Apparently Cornell is now looking out for its students.

There are two reasons Cornell is known as the suicide school. The first is that Cornell is notoriously difficult. Unlike many selective schools, which have a reputation for easy grading policies, it’s notoriously difficult to earn As at Cornell. The easiest ivy to get into, the saying goes, the hardest to graduate from.

The other reason Cornell is known as the suicide schools is the gorges, the deep ravines all around the college. When Cornell students commit suicide they do so by jumping off bridges into the gorges. Every suicide is dramatic and everyone pays attention.

According to the Epstein article:

“It’s well known that Cornell has a reputation as a ‘suicide school,’ which is not consistent with the reality of the statistics,” [Cornell’s director of mental health initiatives, Timothy] Marchell said. “And so we’ve asked ourselves, well, what leads to this, what contributes to that misperception?”

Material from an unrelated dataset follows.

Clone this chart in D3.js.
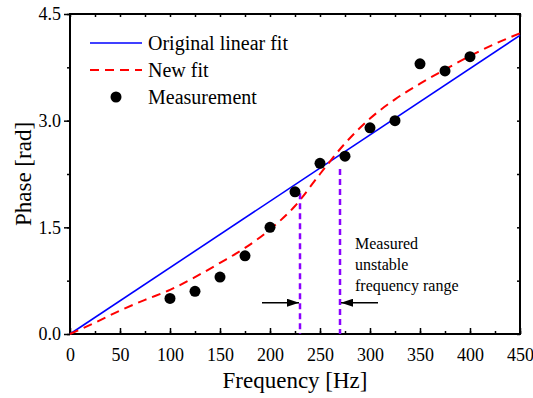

Well that sort of depends on how one interprets those statistics. Cornell was suicide free for several years and Cornell’s suicide rate was about 5.6 per 100,000 students. The national average was about 7.5 fatal incidents per 100,000 students. The Massachusetts Institute of Technology experienced 10.2 deaths per 100,000 between 1990 and 2001.

But then, during the same period 11 MIT students committed suicide. That’s one student a year. When Ithaca police found the body of Cornell junior Matthew Zika, at the bottom of Fall Creek Gorge on March 12th that was Cornell’s sixth apparent suicide this academic year alone.